Letter to the editor
In defense of sports and athletes
While there may be an overemphasis on athletics at times, the broad-brushed statements filled with gross exaggerations, misinformation, and unfair stereotypes in several editorials dealing with the role and impact of sports on our society compel me to address the legitimacy of the opinions.
One writer stated that he would rather hear about “student involvement in environmental affairs than what percentage of effort some comparatively dim-witted basketball player thinks is necessary to win the next game.” Student involvement in environmental affairs should be encouraged and their efforts to improve the environment should be reported and applauded. We, however, should take umbrage at the comparison to the broad-brushed stereotyped “dim-witted basketball player.” There is no doubt that there are athletes who are poor students; my personal experiences as an athlete, teacher, and a coach are quite different though. I’ve coached and been associated with many athletes who were the valedictorians and salutatorians, 4.0 GPA graduates, and ultimately successful in their professional careers and pillars of their communities. The post-athletic career accomplishments of the individuals inducted into our Athletic Hall of Fame are just as outstanding as their athletic accomplishments. Among these inductees are many doctors, education professionals, business professionals, authors, attorneys, law enforcement personnel, and graduates of prestigious academic institutions such as Northwestern, Yale and Dartmouth. Dim-witted? Hardly.
The attention given to sports so derided by the same editorial is a business decision based on simple economics. The writer states that: “It’s time to radically curtail the overabundance of attention given to sports.” Consumers and advertisers vote with their dollars. I vote with my entertainment dollars to attend Wright State basketball games, the performances at the Schuster Center, and the occasional movie. Families will allocate so many dollars for entertainment. Apparently, millions of people every week are voting with their dollars to support athletics through their game attendance, viewership of games on TV, and the purchasing of newspapers and magazines with sports related articles. The writer also calls it “cultural insanity” to focus on the UD Flyers March Madness run and Ohio State game coverage. … Are there really “social opportunity costs” because of “this egregious misplacement of attention?” Reading the sports page for 15 minutes or attending a performance at the Schuster for a couple of hours once or twice a month is not going to diminish anyone’s social activism.
Another writer who frequently bashes athletics quoted an author who said that “free bread and circus were provided by corrupt Roman emperors to distract the masses from following foreign and domestic policies.” She said, “Some things never seem to change.” Hyperbole I hope. She also points out that the decline in many cultures has been linked with an overemphasis on sports. We are in a cultural decline because of sports? Hyperbole 2.0?
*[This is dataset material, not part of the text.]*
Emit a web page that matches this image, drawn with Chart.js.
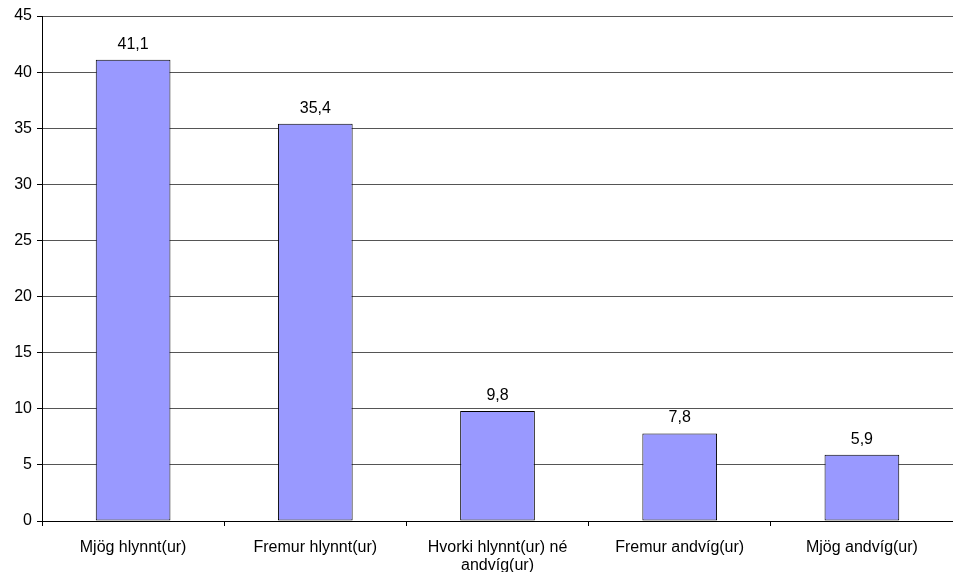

Is it “an outrageous shame and cultural insanity” to give a great deal of attention to sports? No, the insanity only comes about if coaches, parents, teachers and other mentors fail to keep the athletes focused on their education, their family, and community responsibilities. The values and lessons of teamwork, effort, sacrifice and responding to adversity taught by many coaches should not be overshadowed by the occasional mistakes of a few and the alleged debilitating effects of large font headlines. For some young men and women, the athletic realm is their only source of discipline and stability. The cultural decline of society surely won’t be because of athletic squads and sports-related newspaper headlines. I don’t know what types of athletic careers the critics experienced, but the vast majority of players, coaches, athletic administrators, and reporters I was associated with were responsible individuals and exemplary role models.